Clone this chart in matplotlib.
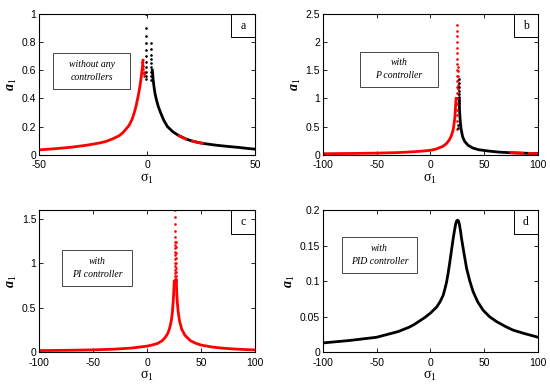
import matplotlib
matplotlib.use("Agg")
import matplotlib.pyplot as plt
from matplotlib.patches import Rectangle
from matplotlib.ticker import FormatStrFormatter

plt.rcParams['font.family'] = 'Liberation Sans'
plt.rcParams['mathtext.fontset'] = 'custom'
plt.rcParams['mathtext.rm'] = 'Liberation Serif'
plt.rcParams['mathtext.it'] = 'Liberation Serif:italic'
plt.rcParams['mathtext.bfit'] = 'Liberation Serif:italic:bold'

# ---- panel a : without any controllers ----
a_left_x = [-50, -42, -35, -28, -22, -19, -16, -13, -11.4, -10, -8.3, -7, -6, -5.2, -4.5, -3.9, -3.4, -2.9, -2.5, -2.1, -1.9]
a_left_y = [0.035, 0.044, 0.054, 0.068, 0.084, 0.095, 0.113, 0.135, 0.154, 0.178, 0.21, 0.25, 0.296, 0.34, 0.39, 0.435, 0.48, 0.53, 0.58, 0.63, 0.67]
a_right_x = [2.4, 2.8, 3.2, 3.7, 4.3, 5.2, 6.3, 7.7, 9.4, 12, 14.8, 18, 21, 24, 27.2, 32, 37, 42.6, 46, 50]
a_right_y = [0.6, 0.53, 0.48, 0.43, 0.39, 0.34, 0.296, 0.245, 0.2, 0.162, 0.135, 0.112, 0.097, 0.086, 0.078, 0.068, 0.06, 0.052, 0.046, 0.04]
a_red_seg1_x = [14.8, 16.3, 17.9]
a_red_seg1_y = [0.135, 0.123, 0.112]
a_red_seg2_x = [21, 23.3, 25.6]
a_red_seg2_y = [0.097, 0.088, 0.082]
a_red_dots_x = [-2.2, -2.0, -1.8, -1.6, -1.5, -1.4, -1.3]
a_red_dots_y = [0.66, 0.63, 0.61, 0.59, 0.58, 0.57, 0.56]
a_blk_dots_x = [-0.4] * 11 + [1.9] * 9
a_blk_dots_y = [1.0, 0.9, 0.84, 0.79, 0.74, 0.7, 0.66, 0.62, 0.59, 0.56, 0.54,
                0.79, 0.75, 0.71, 0.68, 0.65, 0.62, 0.59, 0.56, 0.53]

# ---- panel b : with P controller ----
b_left_x = [-100, -75, -50.4, -30, -15, -0.8, 5, 11.6, 15, 17.8, 19.5, 20.9, 21.8, 22.5, 23, 23.4, 24]
b_left_y = [0.02, 0.024, 0.03, 0.04, 0.055, 0.078, 0.1, 0.15, 0.2, 0.27, 0.34, 0.42, 0.51, 0.62, 0.72, 0.86, 1.0]
b_right_x = [26.8, 27.1, 27.6, 28.1, 28.7, 30, 31.8, 35, 39.5, 45, 55, 64, 73.6, 85, 100]
b_right_y = [1.0, 0.8, 0.65, 0.53, 0.44, 0.32, 0.24, 0.17, 0.12, 0.09, 0.065, 0.048, 0.038, 0.03, 0.022]
b_red_seg1_x = [75, 80, 86]
b_red_seg1_y = [0.037, 0.033, 0.029]
b_red_seg2_x = [92, 96, 100]
b_red_seg2_y = [0.026, 0.024, 0.022]
b_red_dots_x = [24.8] * 19 + [25.9] * 9
b_red_dots_y = [2.3, 2.2, 2.1, 2.0, 1.9, 1.8, 1.7, 1.6, 1.5, 1.4, 1.3, 1.2, 1.1, 1.0, 0.9, 0.8, 0.7, 0.6, 0.45,
                1.55, 1.48, 1.4, 1.32, 1.24, 1.16, 1.08, 1.0, 0.92]
b_blk_dots_x = [26.8] * 8 + [25.6, 26.0]
b_blk_dots_y = [1.35, 1.27, 1.2, 1.13, 1.07, 1.02, 0.97, 0.92, 0.47, 0.52]

# ---- panel c : with PI controller ----
c_left_x = [-100, -75, -50, -30, -15, 0, 5, 10, 14, 17, 19.5, 21, 22.3, 23.3, 24, 24.6, 25.1]
c_left_y = [0.018, 0.021, 0.026, 0.034, 0.046, 0.068, 0.082, 0.1, 0.13, 0.17, 0.22, 0.28, 0.35, 0.44, 0.55, 0.67, 0.8]
c_right_x = [27, 27.5, 28, 28.8, 30, 32, 35, 40, 45, 50, 60, 70, 80, 90, 100]
c_right_y = [0.8, 0.65, 0.55, 0.45, 0.35, 0.26, 0.19, 0.13, 0.1, 0.08, 0.058, 0.045, 0.036, 0.03, 0.025]
c_dots_x = [25.9] * 18 + [26.6] * 10
c_dots_y = [1.6, 1.52, 1.44, 1.37, 1.3, 1.24, 1.21, 1.17, 1.13, 1.09, 1.05, 1.01, 0.97, 0.93, 0.89, 0.86, 0.83, 0.8,
            1.24, 1.18, 1.12, 1.06, 1.0, 0.95, 0.9, 0.86, 0.83, 0.8]

# ---- panel d : with PID controller ----
d_x = [-100, -75, -50, -40, -30, -20, -15, -10, -5, 0, 5.8, 9, 11.9, 13.5, 15.1, 16.6, 18.1, 19.7, 21.2, 22.5, 23.6,
       24.5, 25.3, 26.1, 27, 28, 29, 31.3, 33.7, 36.7, 39.8, 44, 49.1, 55, 61.6, 70, 77, 88, 98.8, 100]
d_y = [0.013, 0.0165, 0.021, 0.025, 0.029, 0.035, 0.039, 0.044, 0.049, 0.055, 0.0635, 0.071, 0.08, 0.089, 0.099, 0.112, 0.127, 0.144, 0.16, 0.172, 0.181,
       0.185, 0.186, 0.185, 0.18, 0.171, 0.16, 0.139, 0.118, 0.1, 0.085, 0.071, 0.059, 0.05, 0.043, 0.036, 0.031, 0.026, 0.0216, 0.021]

fig = plt.figure(figsize=(5.5, 3.9), dpi=100)


def style_axes(ax, xlim, ylim, xticks, yticks):
    ax.set_xlim(xlim)
    ax.set_ylim(ylim)
    ax.set_xticks(xticks)
    ax.set_yticks(yticks)
    ax.xaxis.set_major_formatter(FormatStrFormatter('%g'))
    ax.yaxis.set_major_formatter(FormatStrFormatter('%g'))
    ax.tick_params(direction='in', top=True, right=True, length=3, width=0.6, labelsize=7.5)
    ax.tick_params(axis='x', pad=4)
    ax.tick_params(axis='y', pad=2)
    for s in ax.spines.values():
        s.set_linewidth(0.8)
    ax.set_xlabel(r'$\mathrm{\sigma}_\mathrm{1}$', fontsize=10, labelpad=1)
    ax.set_ylabel(r'$\mathbfit{a}_\mathit{1}$', fontsize=10, labelpad=2)


def add_boxes(ax, letter, text, box):
    x0, x1, y0, y1 = box
    ax.add_patch(Rectangle((x0, y0), x1 - x0, y1 - y0, transform=ax.transAxes,
                           fill=False, lw=0.7, ec='#444444', zorder=5))
    ax.text((x0 + x1) / 2, (y0 + y1) / 2, text, transform=ax.transAxes, ha='center', va='center',
            fontsize=7, style='italic', family='Liberation Serif', linespacing=1.6, zorder=5)
    ax.add_patch(Rectangle((0.887, 0.835), 0.113, 0.165, transform=ax.transAxes,
                           fill=False, lw=0.7, ec='black', zorder=5))
    ax.text(0.943, 0.915, letter, transform=ax.transAxes, ha='center', va='center',
            fontsize=8.5, family='Liberation Serif', zorder=5)


ax_a = fig.add_axes([0.071, 0.603, 0.393, 0.362])
ax_a.plot(a_left_x, a_left_y, color='red', lw=2)
ax_a.plot(a_right_x, a_right_y, color='black', lw=2)
ax_a.plot(a_red_seg1_x, a_red_seg1_y, color='red', lw=2)
ax_a.plot(a_red_seg2_x, a_red_seg2_y, color='red', lw=2)
ax_a.plot(a_red_dots_x, a_red_dots_y, '.', color='red', ms=1.8)
ax_a.plot(a_blk_dots_x, a_blk_dots_y, '.', color='black', ms=1.8)
style_axes(ax_a, (-50, 50), (0, 1), [-50, 0, 50], [0, 0.2, 0.4, 0.6, 0.8, 1])
add_boxes(ax_a, 'a', 'without any\ncontrollers', (0.065, 0.421, 0.468, 0.723))

ax_b = fig.add_axes([0.587, 0.603, 0.391, 0.362])
ax_b.plot(b_left_x, b_left_y, color='red', lw=2)
ax_b.plot(b_right_x, b_right_y, color='black', lw=2)
ax_b.plot(b_red_seg1_x, b_red_seg1_y, color='red', lw=2)
ax_b.plot(b_red_seg2_x, b_red_seg2_y, color='red', lw=2)
ax_b.plot(b_red_dots_x, b_red_dots_y, '.', color='red', ms=1.8)
ax_b.plot(b_blk_dots_x, b_blk_dots_y, '.', color='black', ms=1.8)
style_axes(ax_b, (-100, 100), (0, 2.5), [-100, -50, 0, 50, 100], [0, 0.5, 1, 1.5, 2, 2.5])
add_boxes(ax_b, 'b', 'with\nP controller', (0.172, 0.535, 0.482, 0.73))

ax_c = fig.add_axes([0.071, 0.097, 0.393, 0.364])
ax_c.plot(c_left_x, c_left_y, color='red', lw=2)
ax_c.plot(c_right_x, c_right_y, color='red', lw=2)
ax_c.plot(c_dots_x, c_dots_y, '.', color='red', ms=1.8)
style_axes(ax_c, (-100, 100), (0, 1.6), [-100, -50, 0, 50, 100], [0, 0.5, 1, 1.5])
add_boxes(ax_c, 'c', 'with\nPI controller', (0.106, 0.431, 0.465, 0.718))

ax_d = fig.add_axes([0.587, 0.097, 0.391, 0.364])
ax_d.plot(d_x, d_y, color='black', lw=2)
style_axes(ax_d, (-100, 100), (0, 0.2), [-100, -50, 0, 50, 100], [0, 0.05, 0.1, 0.15, 0.2])
add_boxes(ax_d, 'd', 'with\nPID controller', (0.088, 0.437, 0.556, 0.81))

fig.savefig('out.png', dpi=100)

__Aim of the task__: Exactly restate the lines from the beginning of the data through the line with "plt.rcParams['mathtext.bfit'] = 'Liberation", and no others, keeping pictures out.

__Completed task__:
Clone this chart in matplotlib.
import matplotlib
matplotlib.use("Agg")
import matplotlib.pyplot as plt
from matplotlib.patches import Rectangle
from matplotlib.ticker import FormatStrFormatter

plt.rcParams['font.family'] = 'Liberation Sans'
plt.rcParams['mathtext.fontset'] = 'custom'
plt.rcParams['mathtext.rm'] = 'Liberation Serif'
plt.rcParams['mathtext.it'] = 'Liberation Serif:italic'
plt.rcParams['mathtext.bfit'] = 'Liberation Serif:italic:bold'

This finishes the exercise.